Но ведь это не объясняет ни жертвенности Христа, ни его миссии спасения. Концепция «второго Адама» предполагает прекращение падения, отказ от сотворенного и стремительно деградирующего мира, резкий антагонизм «неба» и «земли». Однако такой антагонизм слишком теоретичен, слишком неестественен. Если для Аристотеля «материальность» представлялась довольно нейтральной рецепцией форм, то здесь материя есть нечто жадное, пожирающее, ведущее к погибели души. Иудеохристианство акцентировало борьбу оппозиций, переходя от скрытого манихейства к явному и наоборот — земной мир превратился в поле битвы принципов добра и зла. И все более резко стала проявляться третья субстанция — природа, натура или, по выражению схоластов, дама Натура.

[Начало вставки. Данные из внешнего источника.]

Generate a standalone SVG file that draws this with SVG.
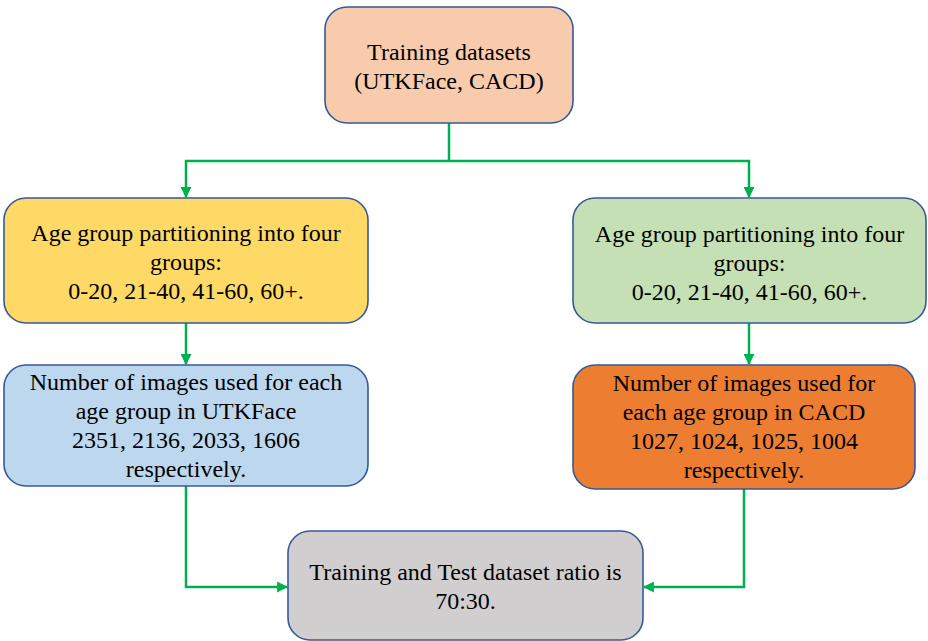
<svg xmlns="http://www.w3.org/2000/svg" width="928" height="641" viewBox="0 0 928 641">
<defs>
<style>
.box{stroke:#35599A;stroke-width:1.6}
.t{font-family:'Liberation Serif','Times New Roman',serif;font-size:24px;fill:#000;text-anchor:middle}
.c{fill:none;stroke:#00B050;stroke-width:2.5}
</style>
<marker id="ah" viewBox="0 0 10 10" refX="9" refY="5" markerWidth="11" markerHeight="11" markerUnits="userSpaceOnUse" orient="auto">
<path d="M0,0 L10,5 L0,10 z" fill="#00B050"/>
</marker>
</defs>
<rect width="928" height="641" fill="#fff"/>
<g id="connectors">
<path class="c" d="M449,123 V161"/>
<path class="c" d="M449,161 H186 V197" marker-end="url(#ah)"/>
<path class="c" d="M449,161 H749 V197" marker-end="url(#ah)"/>
<path class="c" d="M186,323 V364" marker-end="url(#ah)"/>
<path class="c" d="M749,323 V364" marker-end="url(#ah)"/>
<path class="c" d="M186,486 V587 H287" marker-end="url(#ah)"/>
<path class="c" d="M744,489 V587 H644" marker-end="url(#ah)"/>
</g>
<g id="n1">
<rect class="box" x="325" y="7" width="248" height="116" rx="22" fill="#F8CBAD"/>
<text class="t" x="449" y="60">Training datasets</text>
<text class="t" x="449" y="89">(UTKFace, CACD)</text>
</g>
<g id="n2">
<rect class="box" x="4" y="198" width="364" height="125" rx="22" fill="#FFD966"/>
<text class="t" x="186" y="241">Age group partitioning into four</text>
<text class="t" x="186" y="270">groups:</text>
<text class="t" x="186" y="299">0-20, 21-40, 41-60, 60+.</text>
</g>
<g id="n3">
<rect class="box" x="573" y="198" width="353" height="125" rx="22" fill="#C5E0B4"/>
<text class="t" x="749.5" y="242">Age group partitioning into four</text>
<text class="t" x="749.5" y="271">groups:</text>
<text class="t" x="749.5" y="300">0-20, 21-40, 41-60, 60+.</text>
</g>
<g id="n4">
<rect class="box" x="4" y="365" width="364" height="121" rx="22" fill="#BDD7EE"/>
<text class="t" x="186" y="390">Number of images used for each</text>
<text class="t" x="186" y="419">age group in UTKFace</text>
<text class="t" x="186" y="448">2351, 2136, 2033, 1606</text>
<text class="t" x="186" y="477">respectively.</text>
</g>
<g id="n5">
<rect class="box" x="573" y="365" width="342" height="124" rx="22" fill="#ED7D31"/>
<text class="t" x="744" y="391">Number of images used for</text>
<text class="t" x="744" y="420">each age group in CACD</text>
<text class="t" x="744" y="449">1027, 1024, 1025, 1004</text>
<text class="t" x="744" y="478">respectively.</text>
</g>
<g id="n6">
<rect class="box" x="288" y="531" width="355" height="109" rx="22" fill="#D0CECE"/>
<text class="t" x="465.5" y="580">Training and Test dataset ratio is</text>
<text class="t" x="465.5" y="609">70:30.</text>
</g>
</svg>
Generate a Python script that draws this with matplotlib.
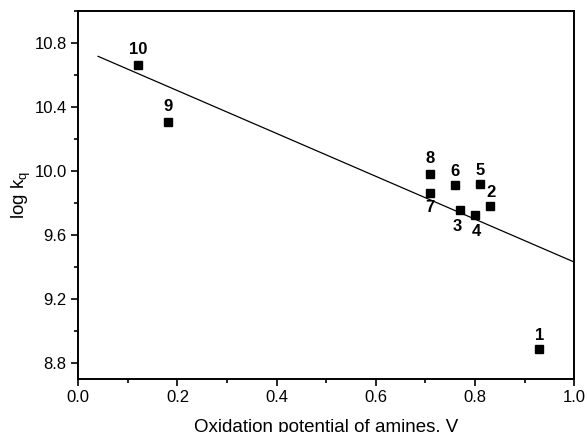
import numpy as np
from matplotlib import pyplot as plt
from matplotlib.ticker import MultipleLocator

# データ
labels = ['1', '2', '3', '4', '5', '6', '7', '8', '9', '10']
ox_potential = [0.93, 0.83, 0.77, 0.80, 0.81, 0.76, 0.71, 0.71, 0.18, 0.12]
log_kq = [8.885, 9.78, 9.755, 9.725, 9.915, 9.91, 9.86, 9.98, 10.305, 10.665]

# 回帰直線 y = a + b x
fit_a = 10.77
fit_b = -1.34
fit_xrange = [0.04, 1.0]

plt.rcParams['font.family'] = ['Liberation Sans', 'DejaVu Sans']

fig = plt.figure(figsize=(5.87, 4.32), dpi=100)
ax = fig.add_axes([0.1334, 0.1234, 0.8446, 0.8511])

ax.plot(ox_potential, log_kq, 's', color='black', markersize=6)

xf = np.array(fit_xrange)
ax.plot(xf, fit_a + fit_b * xf, color='black', linewidth=0.9)

# ラベルの位置（ポイント単位のオフセット）
offsets = {'1': (0, 10), '2': (1, 10), '3': (-2, -12), '4': (1, -12), '5': (0, 10),
           '6': (0, 10), '7': (0, -10), '8': (0, 11), '9': (0, 11), '10': (0, 11)}
for lab, x, y in zip(labels, ox_potential, log_kq):
    dx, dy = offsets[lab]
    ax.annotate(lab, (x, y), xytext=(dx, dy), textcoords='offset points',
                ha='center', va='center', fontsize=12, fontweight='bold')

ax.set_xlim(0.0, 1.0)
ax.set_ylim(8.7, 11.0)
ax.xaxis.set_major_locator(MultipleLocator(0.2))
ax.xaxis.set_minor_locator(MultipleLocator(0.1))
ax.yaxis.set_major_locator(MultipleLocator(0.4))
ax.yaxis.set_minor_locator(MultipleLocator(0.2))
ax.tick_params(which='major', direction='out', length=5, width=1.2, labelsize=12)
ax.tick_params(which='minor', direction='out', length=3, width=1.2)
for s in ax.spines.values():
    s.set_linewidth(1.4)

ax.set_xlabel('Oxidation potential of amines, V', fontsize=13.5, labelpad=10)
ax.set_ylabel('log k$_\\mathregular{q}$', fontsize=13.5, labelpad=1)

fig.savefig('out.png', dpi=100)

Хотя Аристотель и считал нейтральную рецепцию основным качеством материи, он понимал недостаточность подобного определения. Материя одного уровня является формой нижеследующего — так вода — «материя» относительно воздуха, но «форма» относительно земли, и т. д. Это привело схоластов к созданию сложной системы эссен-циальных, субстанциальных и акцидентальных форм, ибо иначе материя осталась бы возможностью сугубо умозрительной. Роджер Бэкон вообще отрицает однородность материи, подразделяет ее на чувственную, спиритуальную, небесную и формулирует следующее положение: «Hyle particularis desiderat formam particularem», то есть «особому виду материи необходима особая форма». Особая материя, таким образом, обретает качества, которые Платон считал присущими только душе. Так родилось представление о всеобъемлющей и творящей Природе.